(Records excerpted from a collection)
^^^^^^^^^^^^^^^^

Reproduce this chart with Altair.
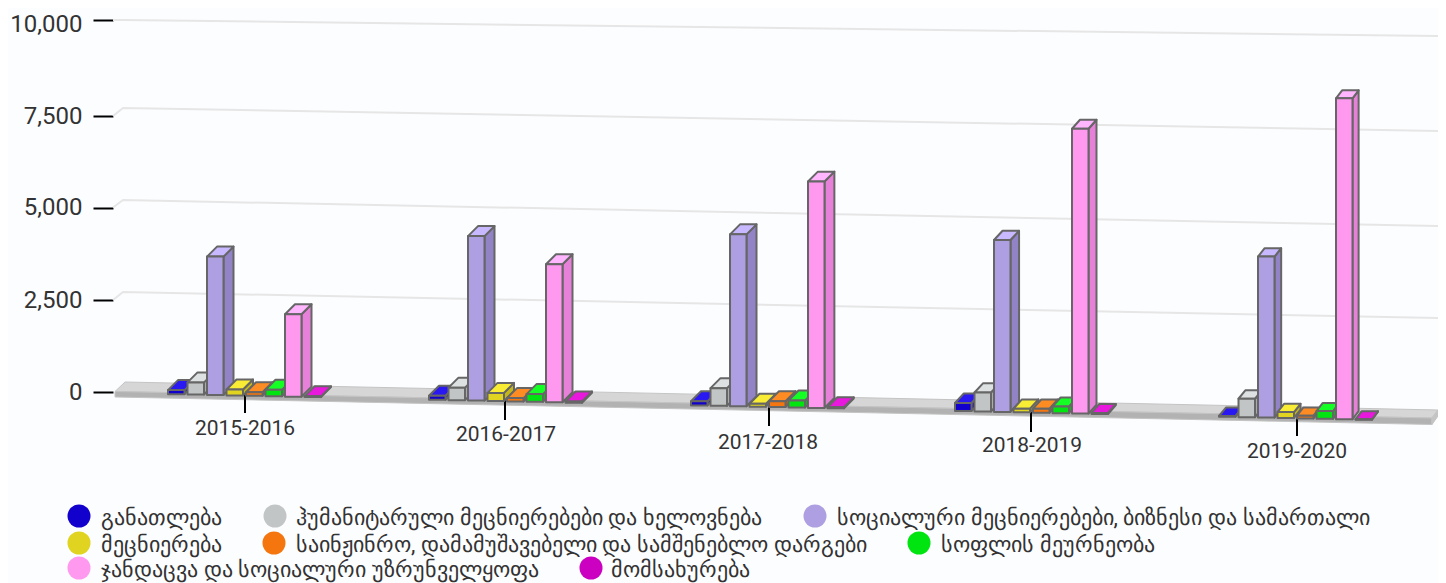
import altair as alt
import numpy as np
import pandas as pd

years = ["2015-2016", "2016-2017", "2017-2018", "2018-2019", "2019-2020"]
series = [
    "განათლება",
    "ჰუმანიტარული მეცნიერებები და ხელოვნება",
    "სოციალური მეცნიერებები, ბიზნესი და სამართალი",
    "მეცნიერება",
    "საინჟინრო, დამამუშავებელი და სამშენებლო დარგები",
    "სოფლის მეურნეობა",
    "ჯანდაცვა და სოციალური უზრუნველყოფა",
    "მომსახურება",
]
education = [110, 110, 110, 220, 20]
humanities = [330, 340, 480, 515, 500]
social = [3760, 4470, 4670, 4670, 4375]
science = [160, 220, 80, 100, 160]
engineering = [95, 90, 160, 110, 75]
agriculture = [175, 210, 190, 180, 210]
health = [2240, 3750, 6150, 7740, 8720]
services = [20, 30, 30, 30, 10]
values = [education, humanities, social, science, engineering, agriculture, health, services]

front_colors = ["#1200CC", "#C2C5C5", "#AE9FE2", "#E0D420", "#F5760E", "#00E510", "#FF99F0", "#CC00C0"]
top_colors = ["#2A18F2", "#DDE1E1", "#C8B8FF", "#F8EC34", "#FF8C22", "#14FF24", "#FFB6FF", "#E818DC"]
side_colors = ["#0E00A8", "#A9ACAC", "#9282C6", "#C4B818", "#D86200", "#00C40C", "#E680D8", "#A800A0"]

grid_levels = [2500, 5000, 7500, 10000]
grid_tick_y = [300, 207.5, 116, 20]
grid_left_y = [292, 200, 108, 14]
grid_right_y = [318, 226, 131, 36]

# ---- projection helpers (page pixels -> data units) ----
OFF = 8
Y_DOMAIN = [-2000, 0, 2500, 5000, 7500, 10000]
Y_PAGE = [465.6, 392, 300, 207.7, 116, 20]
GROUP_X = [168, 429, 691, 955, 1219]


def yval(page_y):
    return float(np.interp(-page_y, [-p for p in Y_PAGE], Y_DOMAIN))


K = 0.0368


def base_y(x):
    return 394 + 0.0215 * (x - 170)


def depth(x):
    return float(np.interp(x, [170, 800, 1360], [10, 10, 6])), float(np.interp(x, [170, 800, 1360], [10, 10, 8]))


poly_rows = []
pid = [0]


def polygon(points, fill, rows):
    """Convex polygon in page pixels -> area rows (upper and lower boundary per x)."""
    xs = sorted({round(p[0], 3) for p in points})
    n = len(points)
    edges = [(points[i], points[(i + 1) % n]) for i in range(n)]
    for x in xs:
        ys = [p[1] for p in points if abs(p[0] - x) < 1e-3]
        for a, b in edges:
            lo, hi = min(a[0], b[0]), max(a[0], b[0])
            if lo <= x <= hi and hi > lo:
                ys.append(a[1] + (b[1] - a[1]) * (x - a[0]) / (b[0] - a[0]))
        rows.append(dict(id=pid[0], x=x - OFF, y=yval(min(ys)), y2=yval(max(ys)), fill=fill))
    pid[0] += 1


for g in range(len(years)):
    for s in range(len(series)):
        x0 = GROUP_X[g] + 19.5 * s
        x1 = x0 + 16.5
        mid = (x0 + x1) / 2
        b = base_y(mid)
        t = b - values[s][g] * K
        dx, dy = depth(mid)
        polygon([(x1, t), (x1 + dx, t - dy), (x1 + dx, b - dy), (x1, b)], side_colors[s], poly_rows)
        polygon([(x0, t), (x0 + dx, t - dy), (x1 + dx, t - dy), (x1, t)], top_colors[s], poly_rows)
        polygon([(x0, t), (x1, t), (x1, b), (x0, b)], front_colors[s], poly_rows)

floor_rows = []
polygon([(125, 382), (1438, 410), (1432, 418), (115, 391.5)], "#D6D6D6", floor_rows)
polygon([(115, 391.5), (1432, 418), (1432, 424.5), (115, 397)], "#B2B2B2", floor_rows)
polygon([(1432, 418), (1438, 410), (1438, 416), (1432, 424.5)], "#C4C4C4", floor_rows)

grid_rows = []
for i, lvl in enumerate(grid_levels):
    for px, py in [(113, grid_tick_y[i]), (123, grid_left_y[i]), (1438, grid_right_y[i])]:
        grid_rows.append(dict(level=lvl, x=px - OFF, y=yval(py)))

tick_x = [245, 505, 769, 1031, 1297]
tick_top = [394, 400, 405, 412, 417]
tick_bottom = [413, 420, 426, 432, 436]
label_x = [245, 506, 768, 1032, 1297]
label_y = [429, 435, 443, 446, 452]
cat_df = pd.DataFrame(dict(
    year=years,
    x=[v - OFF for v in tick_x],
    y=[yval(v) for v in tick_top],
    y2=[yval(v) for v in tick_bottom],
    lx=[v - OFF for v in label_x],
    ly=[yval(v) for v in label_y],
))

x_scale = alt.Scale(domain=[0, 1430], range=[0, 1430])
y_scale = alt.Scale(domain=Y_DOMAIN, range=[p - OFF for p in Y_PAGE])
X = alt.X("x:Q", scale=x_scale, axis=None)

y_axis = alt.Axis(
    values=[0, 2500, 5000, 7500, 10000], labelExpr="format(datum.value, ',')", title=None, grid=False, domain=False,
    offset=-105, tickSize=20, tickWidth=2, tickColor="#000000", labelPadding=11,
    labelFont="Roboto", labelFontSize=24, labelColor="#333333",
    labelOffset={"condition": {"test": "datum.value === 10000", "value": 4}, "value": 0},
)
Y = alt.Y("y:Q", scale=y_scale, axis=y_axis)

grid = alt.Chart(pd.DataFrame(grid_rows)).mark_line(color="#E6E6E6", strokeWidth=2).encode(
    x=X, y=Y, detail="level:N"
)
floor = alt.Chart(pd.DataFrame(floor_rows)).mark_area(stroke="#C4C4C4", strokeWidth=1).encode(
    x=X, y=Y, y2="y2:Q", fill=alt.Fill("fill:N", scale=None), detail="id:N"
)
ticks = alt.Chart(cat_df).mark_rule(color="#000000", strokeWidth=2).encode(
    x=X, y=Y, y2="y2:Q"
)
bars = alt.Chart(pd.DataFrame(poly_rows)).mark_area(stroke="#666666", strokeWidth=2, strokeJoin="round").encode(
    x=X, y=Y, y2="y2:Q", fill=alt.Fill("fill:N", scale=None), detail="id:N"
)
cat_labels = alt.Chart(cat_df).mark_text(font="Roboto", fontSize=21, color="#333333").encode(
    x=alt.X("lx:Q", scale=x_scale, axis=None), y=alt.Y("ly:Q", scale=y_scale, axis=y_axis), text="year:N"
)

legend_dot_x = [79, 275, 815, 79, 274, 919, 79, 591]
legend_text_x = [101, 296, 837, 101, 296, 941, 101, 611]
legend_y = [516, 516, 516, 543, 543, 543, 568, 568]

layers = [grid, floor, ticks, bars, cat_labels]
for i, name in enumerate(series):
    row = pd.DataFrame({"name": [name]})
    layers.append(alt.Chart(row).mark_point(filled=True, opacity=1, shape="circle", size=530, color=front_colors[i]).encode(
        x=alt.value(legend_dot_x[i] - OFF), y=alt.value(legend_y[i] - OFF)))
    layers.append(alt.Chart(row).mark_text(align="left", baseline="middle", font="Roboto", fontSize=22.3, color="#333333").encode(
        x=alt.value(legend_text_x[i] - OFF), y=alt.value(legend_y[i] - OFF + 2), text="name:N"))

chart = alt.layer(*layers).properties(
    width=1430, height=575, padding=0,
    autosize=alt.AutoSizeParams(type="none"),
    background="#FCFDFF",
).configure_view(stroke=None)

chart.save("out.html", embed_options={"renderer": "svg", "actions": False})
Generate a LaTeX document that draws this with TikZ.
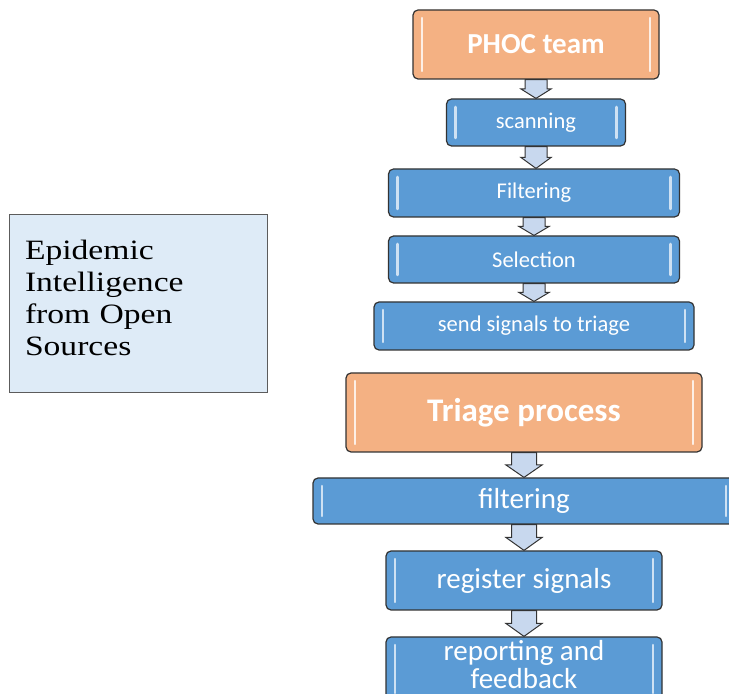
\documentclass[tikz,border=0pt]{standalone}
\usepackage{fontspec}
\setmainfont{Liberation Serif}
\newfontfamily\calibri{Carlito}
\newfontfamily\eiosfont[FakeStretch=1.2]{Liberation Serif}
\usetikzlibrary{calc}
\definecolor{boxblue}{HTML}{5B9BD5}
\definecolor{boxorange}{HTML}{F4B183}
\definecolor{arrowblue}{HTML}{C8D8EE}
\definecolor{eiosblue}{HTML}{DEEBF7}
\definecolor{edgegray}{HTML}{333333}
\newcommand{\sidebars}[1]{%
  \draw[#1, line width=2.5pt, line cap=round]
    ([shift={(9pt,-8pt)}]path picture bounding box.north west) --
    ([shift={(9pt,8pt)}]path picture bounding box.south west);
  \draw[#1, line width=2.5pt, line cap=round]
    ([shift={(-9pt,-8pt)}]path picture bounding box.north east) --
    ([shift={(-9pt,8pt)}]path picture bounding box.south east);}
\newcommand{\flowarrow}[4]{%
  \draw[blockarrow] let \p1=(#1.south), \p2=(#2.north) in
    ({\x1-#3},{\y1}) -- ({\x1+#3},{\y1}) -- ({\x1+#3},{(\y1+\y2)/2})
    -- ({\x1+#4},{(\y1+\y2)/2}) -- ({\x1},{\y2}) -- ({\x1-#4},{(\y1+\y2)/2})
    -- ({\x1-#3},{(\y1+\y2)/2}) -- cycle;}
\newcommand{\lift}{\rule[-10pt]{0pt}{0pt}}
\tikzstyle{stage} = [draw=edgegray, fill=boxblue, rounded corners=5pt,
    line width=1.2pt, text=white, align=center, inner sep=0pt,
    font=\calibri\fontsize{22.5}{26}\selectfont,
    path picture={\sidebars{white!70!boxblue}}]
\tikzstyle{bigstage} = [stage, font=\calibri\fontsize{29}{28}\selectfont]
\tikzstyle{head} = [stage, fill=boxorange,
    path picture={\sidebars{white!80!boxorange}}]
\tikzstyle{source} = [draw=edgegray!80, fill=eiosblue, line width=0.8pt,
    align=left, inner xsep=16pt, text=black,
    font=\eiosfont\fontsize{28}{32}\selectfont]
\tikzstyle{blockarrow} = [draw=edgegray, fill=arrowblue, line width=1pt,
    line join=miter]

\begin{document}
\begin{tikzpicture}[x=1pt, y=1pt]
    \useasboundingbox (0,0) rectangle (729,694);
    \clip (0,0) rectangle (729,694);
    \node [source, minimum width=258pt, minimum height=178pt,
            text width=226pt] (eios) at (138,391)
            {Epidemic\\Intelligence\\from Open\\Sources\lift};
    \node [head, minimum width=246pt, minimum height=69pt,
            font=\calibri\bfseries\fontsize{29}{32}\selectfont]
            (phoc) at (536,649.5) {PHOC team};
    \node [stage, below of=phoc, node distance=78pt,
            minimum width=179pt, minimum height=47pt] (scanning) {scanning};
    \node [stage, below of=scanning, node distance=70.5pt, xshift=-2pt,
            minimum width=291pt, minimum height=48pt] (filtering) {Filtering};
    \node [stage, below of=filtering, node distance=66.5pt,
            minimum width=291pt, minimum height=47pt] (selection) {Selection};
    \node [stage, below of=selection, node distance=66.5pt,
            minimum width=320pt, minimum height=48pt] (send) {send signals to triage};
    \node [head, below of=send, node distance=86.5pt, xshift=-10pt,
            minimum width=356pt, minimum height=79pt,
            font=\calibri\bfseries\fontsize{33}{36}\selectfont]
            (triage) {Triage process};
    \node [bigstage, below of=triage, node distance=88.5pt,
            minimum width=422pt, minimum height=46pt] (filtering2) {filtering};
    \node [bigstage, below of=filtering2, node distance=79.5pt,
            minimum width=276pt, minimum height=59pt] (register) {register signals};
    \node [bigstage, below of=register, node distance=88.5pt,
            minimum width=276pt, minimum height=64pt] (report) {reporting and\\feedback\lift};
    \flowarrow{phoc}{scanning}{11pt}{15pt}
    \flowarrow{scanning}{filtering}{11pt}{15pt}
    \flowarrow{filtering}{selection}{11pt}{15pt}
    \flowarrow{selection}{send}{11pt}{15pt}
    \flowarrow{triage}{filtering2}{12.5pt}{18pt}
    \flowarrow{filtering2}{register}{12.5pt}{18pt}
    \flowarrow{register}{report}{12.5pt}{18pt}
\end{tikzpicture}
\end{document}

^^^^^^^^^^^^^^^^

Your objective: Skip every picture and return the lines above from the top through the one that contains "import pandas as pd".

Response to this exercise:
Reproduce this chart with Altair.
import altair as alt
import numpy as np
import pandas as pd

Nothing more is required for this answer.